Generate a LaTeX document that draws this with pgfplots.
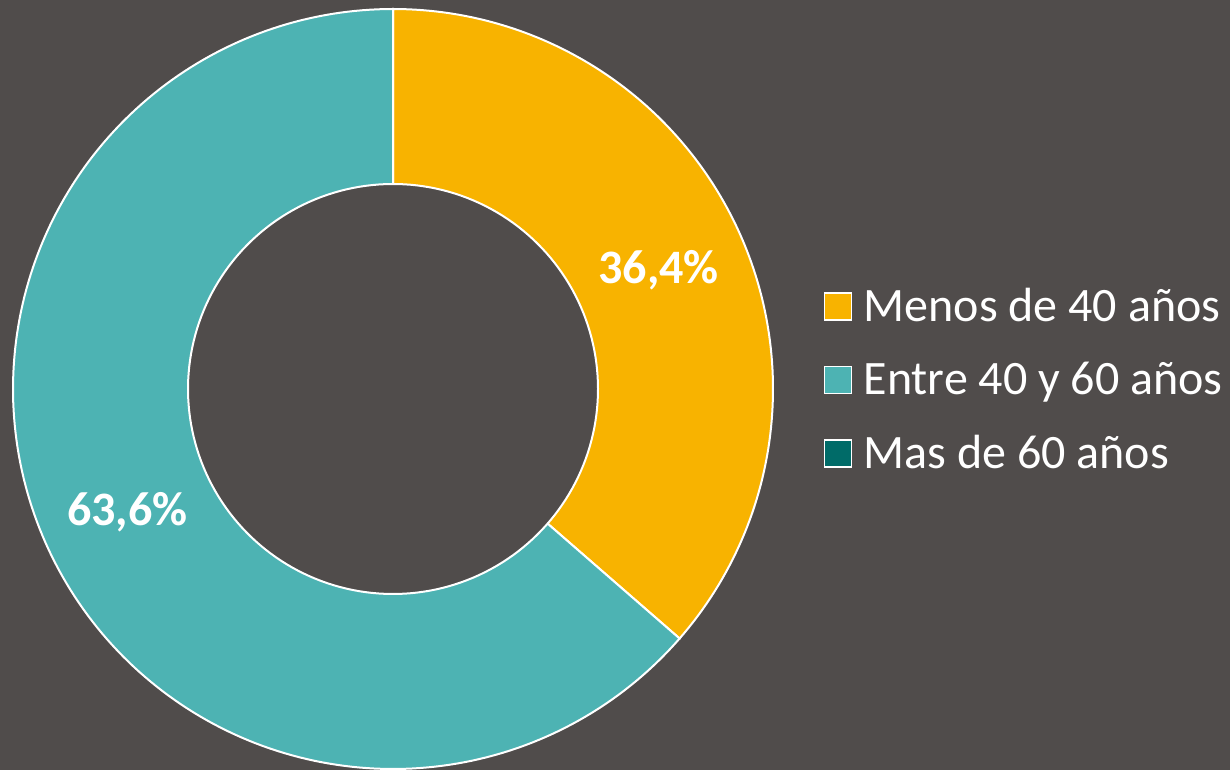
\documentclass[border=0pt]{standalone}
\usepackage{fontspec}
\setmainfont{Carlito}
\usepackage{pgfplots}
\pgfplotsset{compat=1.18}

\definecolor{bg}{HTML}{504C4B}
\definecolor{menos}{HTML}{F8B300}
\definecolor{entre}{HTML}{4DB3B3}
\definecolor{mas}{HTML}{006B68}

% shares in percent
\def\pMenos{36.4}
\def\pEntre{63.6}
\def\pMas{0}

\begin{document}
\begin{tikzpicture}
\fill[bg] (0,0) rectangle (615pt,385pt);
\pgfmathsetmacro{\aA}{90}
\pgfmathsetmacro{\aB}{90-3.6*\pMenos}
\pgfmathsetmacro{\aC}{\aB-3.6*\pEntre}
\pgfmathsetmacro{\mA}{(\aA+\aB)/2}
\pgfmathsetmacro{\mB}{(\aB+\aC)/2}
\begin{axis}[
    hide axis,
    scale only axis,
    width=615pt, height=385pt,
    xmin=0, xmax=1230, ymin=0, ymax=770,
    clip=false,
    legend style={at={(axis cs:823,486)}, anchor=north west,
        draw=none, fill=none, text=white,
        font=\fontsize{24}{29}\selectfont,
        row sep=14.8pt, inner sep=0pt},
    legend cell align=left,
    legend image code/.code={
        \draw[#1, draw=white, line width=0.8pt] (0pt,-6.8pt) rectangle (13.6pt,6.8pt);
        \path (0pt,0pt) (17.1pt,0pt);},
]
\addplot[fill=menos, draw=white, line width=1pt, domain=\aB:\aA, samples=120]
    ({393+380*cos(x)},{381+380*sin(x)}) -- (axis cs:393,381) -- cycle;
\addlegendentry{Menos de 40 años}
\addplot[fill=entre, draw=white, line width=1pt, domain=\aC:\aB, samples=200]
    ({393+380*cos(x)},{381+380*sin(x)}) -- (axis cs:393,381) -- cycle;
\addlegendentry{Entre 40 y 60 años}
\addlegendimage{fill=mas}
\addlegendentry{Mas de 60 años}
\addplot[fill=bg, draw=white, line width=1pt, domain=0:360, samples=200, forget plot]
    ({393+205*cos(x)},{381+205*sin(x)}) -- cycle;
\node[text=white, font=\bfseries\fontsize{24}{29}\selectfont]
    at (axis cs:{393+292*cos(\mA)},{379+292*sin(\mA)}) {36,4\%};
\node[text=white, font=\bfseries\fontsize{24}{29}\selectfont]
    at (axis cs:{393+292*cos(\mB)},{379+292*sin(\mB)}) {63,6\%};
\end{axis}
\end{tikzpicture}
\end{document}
****
## YOUR GOAL
Each line of the material must be retyped exactly, except that images are omitted.

## WORKED ANSWER
Generate a LaTeX document that draws this with pgfplots.
\documentclass[border=0pt]{standalone}
\usepackage{fontspec}
\setmainfont{Carlito}
\usepackage{pgfplots}
\pgfplotsset{compat=1.18}

\definecolor{bg}{HTML}{504C4B}
\definecolor{menos}{HTML}{F8B300}
\definecolor{entre}{HTML}{4DB3B3}
\definecolor{mas}{HTML}{006B68}

% shares in percent
\def\pMenos{36.4}
\def\pEntre{63.6}
\def\pMas{0}

\begin{document}
\begin{tikzpicture}
\fill[bg] (0,0) rectangle (615pt,385pt);
\pgfmathsetmacro{\aA}{90}
\pgfmathsetmacro{\aB}{90-3.6*\pMenos}
\pgfmathsetmacro{\aC}{\aB-3.6*\pEntre}
\pgfmathsetmacro{\mA}{(\aA+\aB)/2}
\pgfmathsetmacro{\mB}{(\aB+\aC)/2}
\begin{axis}[
    hide axis,
    scale only axis,
    width=615pt, height=385pt,
    xmin=0, xmax=1230, ymin=0, ymax=770,
    clip=false,
    legend style={at={(axis cs:823,486)}, anchor=north west,
        draw=none, fill=none, text=white,
        font=\fontsize{24}{29}\selectfont,
        row sep=14.8pt, inner sep=0pt},
    legend cell align=left,
    legend image code/.code={
        \draw[#1, draw=white, line width=0.8pt] (0pt,-6.8pt) rectangle (13.6pt,6.8pt);
        \path (0pt,0pt) (17.1pt,0pt);},
]
\addplot[fill=menos, draw=white, line width=1pt, domain=\aB:\aA, samples=120]
    ({393+380*cos(x)},{381+380*sin(x)}) -- (axis cs:393,381) -- cycle;
\addlegendentry{Menos de 40 años}
\addplot[fill=entre, draw=white, line width=1pt, domain=\aC:\aB, samples=200]
    ({393+380*cos(x)},{381+380*sin(x)}) -- (axis cs:393,381) -- cycle;
\addlegendentry{Entre 40 y 60 años}
\addlegendimage{fill=mas}
\addlegendentry{Mas de 60 años}
\addplot[fill=bg, draw=white, line width=1pt, domain=0:360, samples=200, forget plot]
    ({393+205*cos(x)},{381+205*sin(x)}) -- cycle;
\node[text=white, font=\bfseries\fontsize{24}{29}\selectfont]
    at (axis cs:{393+292*cos(\mA)},{379+292*sin(\mA)}) {36,4\%};
\node[text=white, font=\bfseries\fontsize{24}{29}\selectfont]
    at (axis cs:{393+292*cos(\mB)},{379+292*sin(\mB)}) {63,6\%};
\end{axis}
\end{tikzpicture}
\end{document}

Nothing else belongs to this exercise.